Clean Air: Utopia for Havana?
Text and Photos By Joyme Gonzalez (Periodismo de Barrio)
HAVANA TIMES – Located along the southeastern coast of Havana Bay, the Nico Lopez oil refinery dumps toxic waste into the sea and emits gas that pollutes the atmosphere.
While it has lived side by side with residents in Regla and Eastern Havana (mostly), recent reports from neighbors indicate that daily air pollution levels are on the rise.
“The oil refinery is poisoning us. Between noon and 6 PM, there is a strong smell of gasoline. Neighbors are getting dizzy, my lips are peeling, my nose burns, my throat burns… I don’t know what it is, but it is killing us,” Katia Fernandez says, a resident in Regla, one of the country’s most heavily industrialized municipalities.
Even though the air quality index still isn’t showing any signs of being seriously affected, the situation in these municipalities has residents anxious, as these are the population settlements with the highest levels of respiratory disease and other types of disease that are linked to air pollution.
The pollution and discomfort the Nico Lopez oil refinery causes neighbors has been reported for years now, in many different ways, and there haven’t been any significant results.
The Nico Lopez refinery dates back to 1887, when kerosine was distilled on the then Belot ranch, where Shell would build its refinery in 1952. However, it wasn’t nationalized by the Revolutionary Government until 1960 because foreign companies Esso Standard Oil, Texaco and Shell refused to process crude oil coming from the former Union of Soviet Socialist Republics.
Houses continued to be built on its neighboring slopes, which is why acute respiratory infections, linked to the air pollution in this region, in these places are a severe problem.

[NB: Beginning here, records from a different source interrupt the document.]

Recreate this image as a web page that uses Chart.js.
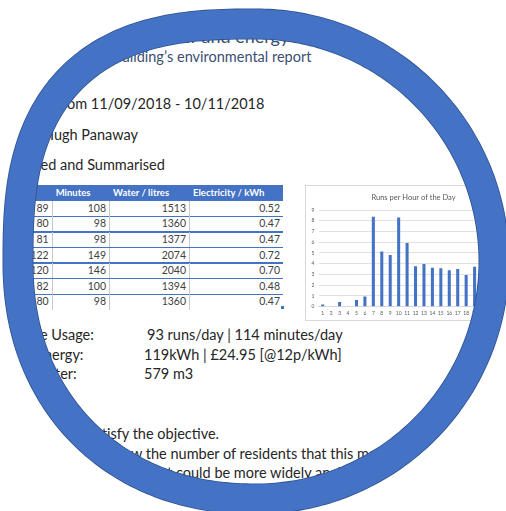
<!DOCTYPE html>
<html>
<head>
<meta charset="utf-8">
<script src="https://cdn.jsdelivr.net/npm/chart.js@4.4.1/dist/chart.umd.min.js"></script>
<style>
html, body { margin:0; padding:0; background:#fff; }
#page { position:relative; width:506px; height:511px; overflow:hidden; font-family:Lato, "Noto Sans", sans-serif; }
#doc { position:absolute; left:0; top:0; width:506px; height:511px; background:#fff; }
.ln { position:absolute; white-space:pre; font-size:14.5px; line-height:16px; color:#262626; }
.ln .pre { position:absolute; right:100%; top:0; white-space:pre; }
.head { color:#3b4f72; }
.big { font-size:18px; line-height:20px; }
.cell { position:absolute; height:15px; line-height:15px; font-size:10.5px; color:#404040; text-align:right; box-sizing:border-box; padding-right:3px; }
.hcell { position:absolute; height:15.7px; line-height:15.7px; font-size:9.5px; font-weight:bold; color:#fff; padding-left:3px; box-sizing:border-box; white-space:nowrap; }
#chartBox { position:absolute; left:305px; top:185px; width:224px; height:134px; border:1px solid #d9d9d9; background:#fff; }
#ring { position:absolute; left:0; top:0; }
</style>
</head>
<body>
<div id="page">
  <div id="doc">
    <div id="chartBox"><canvas id="myChart" width="224" height="134"></canvas></div>
  </div>
  <svg id="ring" width="506" height="511">
    <path id="edge" fill="none" stroke="#2F528F" stroke-width="31"/>
    <path id="band" fill="none" stroke="#4472C4" stroke-width="29.4"/>
  </svg>
</div>

<script>
// chart data
var hours = ['1','2','3','4','5','6','7','8','9','10','11','12','13','14','15','16','17','18','19','20','21','22','23','24'];
var runsPerHour = [0.2, 0.05, 0.43, 0.05, 0.62, 0.96, 8.37, 5.13, 4.82, 8.3, 5.93, 3.77, 3.97, 3.63, 3.57, 3.4, 3.5, 2.96, 3.72, 3.1, 2.4, 1.5, 0.9, 0.4];
var yTicksMax = 9;

// table data
var tableHeaders = ['Runs', 'Minutes', 'Water / litres', 'Electricity / kWh'];
var tableRuns = [89, 80, 81, 122, 120, 82, 80];
var tableMinutes = [108, 98, 98, 149, 146, 100, 98];
var tableWater = [1513, 1360, 1377, 2074, 2040, 1394, 1360];
var tableElec = ['0.52', '0.47', '0.47', '0.72', '0.70', '0.48', '0.47'];

var doc = document.getElementById('doc');

function addLine(pre, txt, x, yc, cls) {
    var d = document.createElement('div');
    d.className = 'ln' + (cls ? ' ' + cls : '');
    d.style.left = x + 'px';
    d.style.top = (yc - (cls && cls.indexOf('big') >= 0 ? 10 : 8)) + 'px';
    var p = document.createElement('span');
    p.className = 'pre';
    p.textContent = pre;
    d.appendChild(p);
    d.appendChild(document.createTextNode(txt));
    doc.appendChild(d);
}

addLine('Recording the washing machine\u2019s w', 'ater and energy usage', 166, 35.5, 'head big');
addLine('to feed into the building\u2019', 's environmental report', 167, 57, 'head');
addLine('Data f', 'rom 11/09/2018 - 10/11/2018', 62, 104);
addLine('Compiled by Hu', 'gh Panaway', 62, 135);
addLine('Data Collated ', 'and Summarised', 60, 165);

addLine('Machin', 'e Usage:', 40, 335);
addLine('', '93 runs/day | 114 minutes/day', 147, 335);
addLine('Total E', 'nergy:', 44, 355);
addLine('', '119kWh | \u00a324.95 [@12p/kWh]', 144, 355);
addLine('Total Wa', 'ter:', 55, 374);
addLine('', '579 m3', 144, 374);

addLine('The data collected does sat', 'isfy the objective.', 107, 434);
addLine('It would be useful to know t', 'he number of residents that this machine serves', 151, 454);
addLine('and give a figure th', 'at could be more widely analysed.', 160, 473);

// table
var colEdges = [-10, 52.7, 110, 190, 283];
var tableTop = 185, headH = 15.7, rowH = 15.6;
var hdr = document.createElement('div');
hdr.style.cssText = 'position:absolute;background:#4472C4;left:' + colEdges[0] + 'px;top:' + tableTop + 'px;width:' + (colEdges[4] - colEdges[0]) + 'px;height:' + headH + 'px';
doc.appendChild(hdr);
tableHeaders.forEach(function (h, i) {
    var c = document.createElement('div');
    c.className = 'hcell';
    c.style.left = colEdges[i] + 'px';
    c.style.top = tableTop + 'px';
    c.style.width = (colEdges[i + 1] - colEdges[i]) + 'px';
    c.textContent = h;
    doc.appendChild(c);
});
var cols = [tableRuns, tableMinutes, tableWater, tableElec];
for (var r = 0; r < tableRuns.length; r++) {
    var rowTop = tableTop + headH + r * rowH;
    for (var k = 0; k < 4; k++) {
        var c = document.createElement('div');
        c.className = 'cell';
        c.style.left = colEdges[k] + 'px';
        c.style.top = rowTop + 'px';
        c.style.width = (colEdges[k + 1] - colEdges[k]) + 'px';
        c.style.height = rowH + 'px';
        c.textContent = cols[k][r];
        if (k < 3) c.style.borderRight = '1px solid #c8c8c8';
        doc.appendChild(c);
    }
    if (r < tableRuns.length - 1) {
        var line = document.createElement('div');
        line.style.cssText = 'position:absolute;background:#4472C4;height:1.5px;left:' + colEdges[0] + 'px;width:' + (colEdges[4] - colEdges[0]) + 'px;top:' + (rowTop + rowH - 0.75) + 'px';
        doc.appendChild(line);
    }
}
var handle = document.createElement('div');
handle.style.cssText = 'position:absolute;background:#4472C4;left:281px;top:306px;width:3px;height:3px';
doc.appendChild(handle);

// ring: one thick stroke, a little squarer on the left than on the right
function shape(cx, cy, rx, ry) {
    var d = '';
    for (var i = 0; i <= 360; i++) {
        var t = i * Math.PI / 180, co = Math.cos(t), si = Math.sin(t);
        var n = co < 0 ? (si < 0 ? 2.7 : 2.15) : 2;
        var x = cx + rx * Math.sign(co) * Math.pow(Math.abs(co), 2 / n);
        var y = cy + ry * Math.sign(si) * Math.pow(Math.abs(si), 2 / n);
        d += (i ? 'L' : 'M') + x.toFixed(2) + ',' + y.toFixed(2);
    }
    return d + 'Z';
}
var mid = shape(256, 261.5, 238, 237.5);
document.getElementById('edge').setAttribute('d', mid);
document.getElementById('band').setAttribute('d', mid);
doc.style.clipPath = "path('" + mid + "')";

// chart
var ctx = document.getElementById('myChart').getContext('2d');
var chart = new Chart(ctx, {
    type: 'bar',
    data: {
        labels: hours,
        datasets: [{
            label: 'Runs',
            data: runsPerHour,
            backgroundColor: '#4472C4',
            barPercentage: 0.36,
            categoryPercentage: 1
        }]
    },
    options: {
        responsive: false,
        animation: false,
        devicePixelRatio: 1,
        layout: { padding: { left: 0, right: 9, top: 0, bottom: 0 } },
        plugins: {
            legend: { display: false },
            tooltip: { enabled: false },
            title: {
                display: true,
                text: 'Runs per Hour of the Day',
                color: '#595959',
                font: { family: 'Lato', size: 7.5, weight: 'normal' },
                padding: { top: 7, bottom: 8 }
            }
        },
        scales: {
            x: {
                grid: { display: false, drawTicks: false },
                border: { color: '#d9d9d9' },
                ticks: { color: '#595959', font: { family: 'Lato', size: 5 }, padding: 4, autoSkip: false, maxRotation: 0 },
                afterFit: function (s) { s.height = 13.3; }
            },
            y: {
                min: 0,
                max: yTicksMax,
                grid: { color: '#d9d9d9', lineWidth: 0.8, drawTicks: false },
                border: { display: false },
                ticks: { stepSize: 1, color: '#595959', font: { family: 'Lato', size: 5 }, padding: 4 },
                afterFit: function (s) { s.width = 12.5; }
            }
        }
    }
});
</script>
</body>
</html>
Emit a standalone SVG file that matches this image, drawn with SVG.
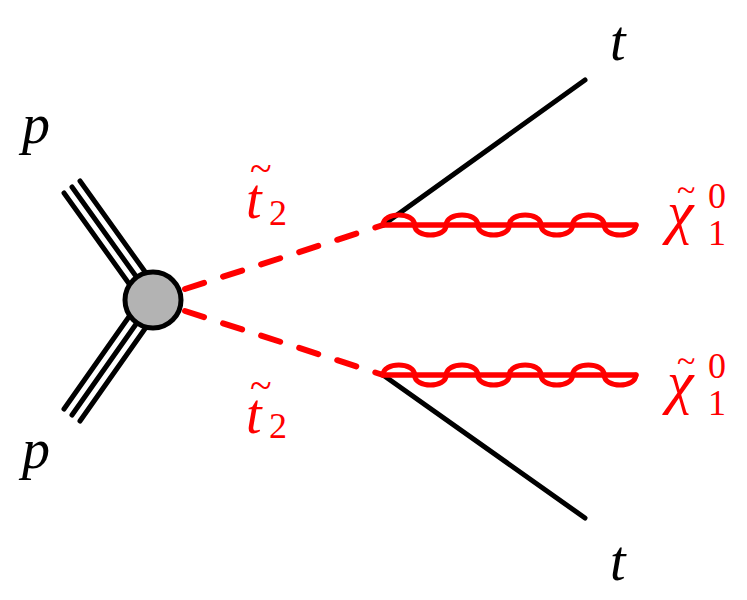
<svg xmlns="http://www.w3.org/2000/svg" width="747" height="600" viewBox="0 0 747 600">
<defs>
<style>
.k{stroke:#000;stroke-width:5;stroke-linecap:round;fill:none}
.r{stroke:#ff0000;stroke-width:5.5;stroke-linecap:round;fill:none}
.d{stroke:#ff0000;stroke-width:6;stroke-linecap:round;fill:none;stroke-dasharray:20 20}
.w{stroke:#ff0000;stroke-width:5;fill:none;stroke-linejoin:round;stroke-linecap:round}
</style>
<path id="wig" d="M0,0 c0,-13.3 31.6,-13.3 31.6,0 c0,13.3 31.6,13.3 31.6,0 c0,-13.3 31.6,-13.3 31.6,0 c0,13.3 31.6,13.3 31.6,0 c0,-13.3 31.6,-13.3 31.6,0 c0,13.3 31.6,13.3 31.6,0 c0,-13.3 31.6,-13.3 31.6,0 c0,13.3 31.6,13.3 31.6,0"/>
</defs>
<rect width="747" height="600" fill="#fff"/>
<g id="connectors">
<line class="k" x1="64" y1="193" x2="145" y2="306"/>
<line class="k" x1="72" y1="187" x2="153" y2="300"/>
<line class="k" x1="80" y1="181" x2="161" y2="294"/>
<line class="k" x1="64" y1="409" x2="145" y2="294"/>
<line class="k" x1="72" y1="415" x2="153" y2="300"/>
<line class="k" x1="80" y1="421" x2="161" y2="306"/>
<line class="d" x1="185" y1="289" x2="383" y2="225"/>
<line class="d" x1="185" y1="311" x2="383" y2="375"/>
<line class="k" x1="383" y1="225" x2="585" y2="80"/>
<line class="k" x1="383" y1="375" x2="585" y2="518"/>
<line class="r" x1="383" y1="225" x2="636" y2="225"/>
<use href="#wig" class="w" x="383" y="225"/>
<line class="r" x1="383" y1="375" x2="636" y2="375"/>
<use href="#wig" class="w" x="383" y="375"/>
</g>
<g id="blob">
<circle cx="153" cy="300" r="28" fill="#b3b3b3" stroke="#000" stroke-width="5"/>
</g>
<g id="label-p-top" font-family="Liberation Serif, serif" fill="#000"><text x="22" y="143" font-style="italic" font-size="56">p</text></g>
<g id="label-p-bottom" font-family="Liberation Serif, serif" fill="#000"><text x="22" y="468" font-style="italic" font-size="56">p</text></g>
<g id="label-t-top" font-family="Liberation Serif, serif" fill="#000"><text x="610" y="60" font-style="italic" font-size="56">t</text></g>
<g id="label-t-bottom" font-family="Liberation Serif, serif" fill="#000"><text x="610" y="580" font-style="italic" font-size="56">t</text></g>
<g id="label-stop-top" font-family="Liberation Serif, serif" fill="#ff0000">
<text x="250" y="182" font-size="40">~</text>
<text x="246" y="218" font-style="italic" font-size="56">t</text>
<text x="269" y="225" font-size="36">2</text>
</g>
<g id="label-stop-bottom" font-family="Liberation Serif, serif" fill="#ff0000">
<text x="250" y="399" font-size="40">~</text>
<text x="246" y="433" font-style="italic" font-size="56">t</text>
<text x="269" y="438" font-size="36">2</text>
</g>
<g id="label-chi-top" font-family="Liberation Serif, serif" fill="#ff0000">
<text x="677" y="201" font-size="34">~</text>
<text x="667" y="232" font-style="italic" font-size="60">χ</text>
<text x="708" y="208" font-size="36">0</text>
<text x="708" y="245" font-size="36">1</text>
</g>
<g id="label-chi-bottom" font-family="Liberation Serif, serif" fill="#ff0000">
<text x="677" y="372" font-size="34">~</text>
<text x="667" y="402" font-style="italic" font-size="60">χ</text>
<text x="708" y="378" font-size="36">0</text>
<text x="708" y="415" font-size="36">1</text>
</g>
</svg>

Thus, it isn’t only the health of residents in neighboring towns at risk, but that of everyone living in Havana Bay’s surrounding areas, known as Anillo del Puerto.
Claudia Mena, who doesn’t live so close to the refinery, in Regla: “It stinks of gasoline or bright light here […] People have blood poisoning, asthma attacks and I am having allergy attacks. I had to get my mother, who is at home all the time, a face mask because the smell makes her feel faint. I called CITMA, nobody ever answered, and I sent two messages via their Facebook page, they never got back to me.”
Orestes Hernandez, a local who lives near the refinery and is a Security Guard in the Regla municipality: “There are times you get a whiff of something unpleasant, but the noise doesn’t bother you as much. It lasts a few seconds and is never at night-time because people would have filed complaints straight away otherwise. I worked as an investor and a business consultant at an oil refinery maintenance company and they have plants with a series of flaws that can be expected at any factory with equipment that is over 50 years old, but it’s the only means the country has to get certain products it needs.”
Braidel Fernandez, a neighbor who lives near the source of pollution, says that sometimes bits of soot fall, but it hasn’t happened recently (as far as he can tell at least). Plus, he says that “the stench is what bothers you the most, which we’ve been smelling a lot recently. It doesn’t make any noise, it’s just the pollution it emits into the air.”
Lazaro Aguilar works and lives near the refinery, in Regla: “We’ve been living here for ages. Not now, because it’s closed and that’s a coincidence, but when it puffs white smoke out of its chimney, they say that’s ammonia or sulfur, it really stinks. There are two chimneys, one is wider and the other one is thinner, and it lets out fire. That happens nearly every day.”
On the left, a woman who lives just a block away from the refinery says that in early March “there was a smell here that gave me a serious allergic reaction. We are really close and we live under this, they shouldn’t have made houses here. They should have studied all these factors before building homes next to industries, right?” On the right, her neighbor and nurse at the Nico Lopez refinery, explains to her that “when the plant starts working, so we can all have electricity, air carries the stench here. There isn’t a pipe that carries this polluted air to where neighbors live, that’s not true. Because, think about it: how many years have we been living here? We would have died by now.”
Elda Garcia, a retired 81-year-old woman, who lives in the Antonio Guiteras neighborhood in the Eastern Havana municipality: “The flame nearly always heads in my direction. The smell is really strong, I’ve been allergic since I was a little girl and so when this stirs up (like I say), my nose suffers… When we had the hurricane, we thought that one of those tanks had exploded. We had quite a fright.”
The Castro communist regime has similar stinking stacks at Santa Cruz del Norte and Matanzas. Anything even approaching Utopia will only be possible when the iron grip of communism is removed.